Oh, he stopped 'em alright.
Eventually his movement put millions out of work, creating food shortages and general chaos thoughout the globe.
And, this revolution he pulled off was just as brutal, destructive and totalitarian as any.
All for the sake of a principle of 'rational self-interest'..... money over people .
--- much as Rand described earlier in "We Live The Living":
"What are your masses but mud to be ground underfoot, fuel to be burned for those who deserve it?"
Her total rejection of altruism has implications Rand didn't even try to mitigate ....
Without altruism, if your grandmother falls down right in the middle of the street,
she'll lay there until an ambulance paid to show up gets there, or until some other motive of profit turns up... maybe she's interfering with a stock broker's ability to get to work, in which case, he might help shoving her out of the way.
One idea that kept recurring as I tried to put her ideas in context of our own world was how the Nazis used slave labor to work the IG Farben factories (among others...) , and once the slave laborers reached their point of exhaustion, they were stripped of their glasses, gold teeth, shoes, clothes, etc, and exterminated - those personal items going to the state - for use by IG Farben and other industries.
Taken to it's logical endpoint, since to the objectivist viewpoint, the individual is only important as a means of production (in this case, labor) or as that which creates wealth..... if he cannot produce - it is perfectly acceptable to do him away and take his stuff.
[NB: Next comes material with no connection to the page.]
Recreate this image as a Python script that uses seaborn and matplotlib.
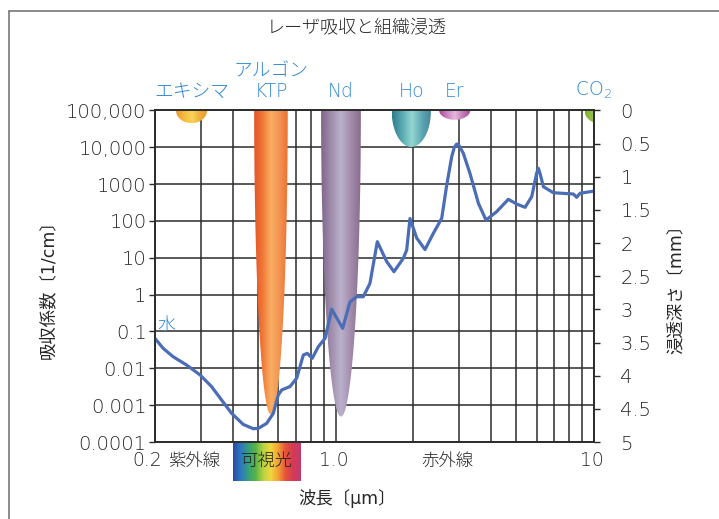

If I have the hots for your wife and three daughters, assuming I am richer or stronger than you, I can take rationally take them as long as I make sure you get a fair price for em... and if I disable you while doing it, then I don't even have to do that.
I deserve it- I am strong and productive.... You do not - 'cause you are weaker and now unproductive.
Nice society, huh?
But don't think that you're safe, just 'cause this is a work of fiction.
There are many people trying to make Rand's ideal society a reality in this country.
If they have their way, very shortly you will know for certain who John Galt is, and what he REALLY stands for.
And, while the "Fountainhead" remains in my favorites cabinet, "Shrugged" has been retired to the garage book racks.
( I never throw out a book !!)
Sorry, Ayn, wherever you are...
..... and for your sake (altruism, again...) I hope paradise is a different one than the one you thought you wanted.